Scritto per EurActiv lo 07/10/2013
L’Italia è stata leader in
Europa, sulla ratifica del trattato sul commercio delle armi illegali. Ma, ora,
gli occhi sono puntati al Parlamento europeo, senza il cui voto il deposito
delle ratifiche non può avvenire.
Del trattato e delle prospettive
di un mercato comune della difesa, preludio ed elemento costituente di una
difesa europea, si è parlato nella Sala del Mappamondo di Montecitorio, in un convegno
dal titolo 'Più regole, meno violenze - Aspetti innovativi del Trattato
internazionale sul commercio delle armi'.

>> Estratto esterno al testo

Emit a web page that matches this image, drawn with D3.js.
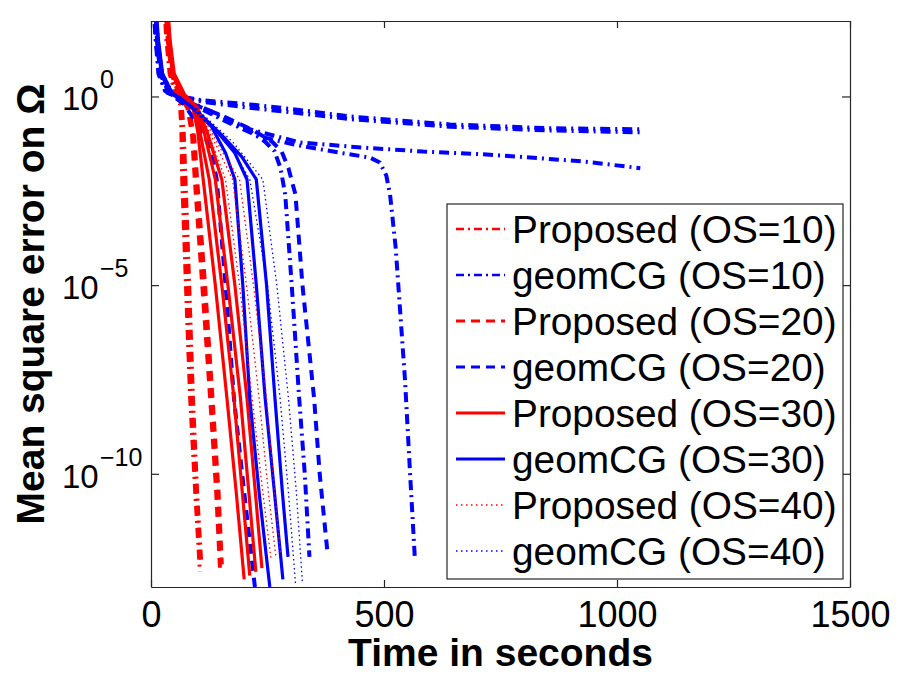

Guardano al Vertice europeo di
metà dicembre, dedicato alla difesa, e, in particolare, all’attuazione d’un
mercato comune in tale ambito, il ministro della Difesa Mario Mauro non
nasconde il rischio che l’appuntamento sia un festival del “dire senza fare”,
mentre –a fronte di una situazione in cui i 28 dell’Ue spendono per la difesa
più di Usa, Russia e Cina- la prospettiva dovrebbe essere quella di una messa
in comune delle risorse nella prospettiva di una difesa europea.
Per il ministro, il trattato
rappresenta “un passo avanti”: Esso, sottolinea la presidente della Camera
Laura Boldrini, "è frutto del lavoro di un'ampia coalizione internazionale,
un ampio fronte che deve continuare a battersi perché serve uno sforzo globale,
multilaterale e bilaterale per l'entrata in vigore".
Ad oggi, il trattato, approvato
da 154 Paesi, e' stato "ratificato da meno di 10 Paesi" e ne servono
50 perché entri in vigore. Si tratta – parole della Boldrini - di "uno
strumento potente per ridurre il commercio delle armi illegali perché avere
meno armi in circolazione significa avere meno atrocità e meno violenze".
E la presidente della Camera, ex
funzionaria Onu, ricorda –come vari altri oratori- che “sempre più spesso le
armi vengono puntate contro civili e operatori umanitari” e che “vengono
bloccati per giorni convogli di aiuti”:
“in questi anni abbiamo perso tanto personale delle ong, tanti
colleghi", mentre donne e bambini sono le principali vittime delle armi in
qualsiasi contesto esse siano usate.
Al convegno, li interventi
introduttivi sono stati tenuti da Marta Dassù, vice-ministro degli Esteri, e da
Franco Frattini, presidente della Società italiana per l'Organizzazione internazionale (Sioi). Le relazioni sono state
svolte da Maria Zappia, rappresentante permanente dell'Ue presso l'Ufficio
dell’Onu a Ginevra; Mari Skare, rappresentante speciale del segretario generale
della Nato per donne, pace e sicurezza; Giuseppe Schiavello, direttore della
Campagna italiana contro le mine, Emma Hopkins, capo dell'iniziativa per la
prevenzione della violenza di genere, al Ministero degli Esteri del Regno
Unito. Le conclusioni sono state affidate a Federica Mogherini, presidente
della delegazione italiana presso l'Assemblea parlamentare della Nato, e al
ministro Mauro.
Per convincersi che il trattato
sul commercio delle armi illegali sia una buona cosa, basta guardare a chi s’è
battuto contro: Corea del Nord, Siria e Iran. E per avere la prova che esso non
riguarda solo situazioni di conflitto, basta vedere che, fra i primi a
ratificarlo, vi sono stati –osserva la Zappia-Messico e
Nigeria, Paesi che subiscono la violenza della criminalità e del terrorismo.
Bisogna però coinvolgere
nell’attuazione i grandi esportatori, Stati Uniti, Russia, Cina, che coprono il
60% dell’export mondiale di armamenti -il resto è sostanzialmente assicurato
dall’Ue- e convincere l’industria che le nuove regole sono nel suo interesse,
oltre che giocare sull’impegno della società civile, spesso già in prima linea
in questa battaglia.
Le armi convenzionali –osserva
Frattini- sono “uno strumento strategico micidiale”: sono esse le vere armi di
distruzione di massa perché, dopo la Seconda
Guerra Mondiale, hanno ucciso decine di milioni di persone,
mentre le armi chimiche e nucleari, il cui potenziale è di per sé dissuasivo, sono
stati usati sporadicamente –i gas- e mai –l’atomica-.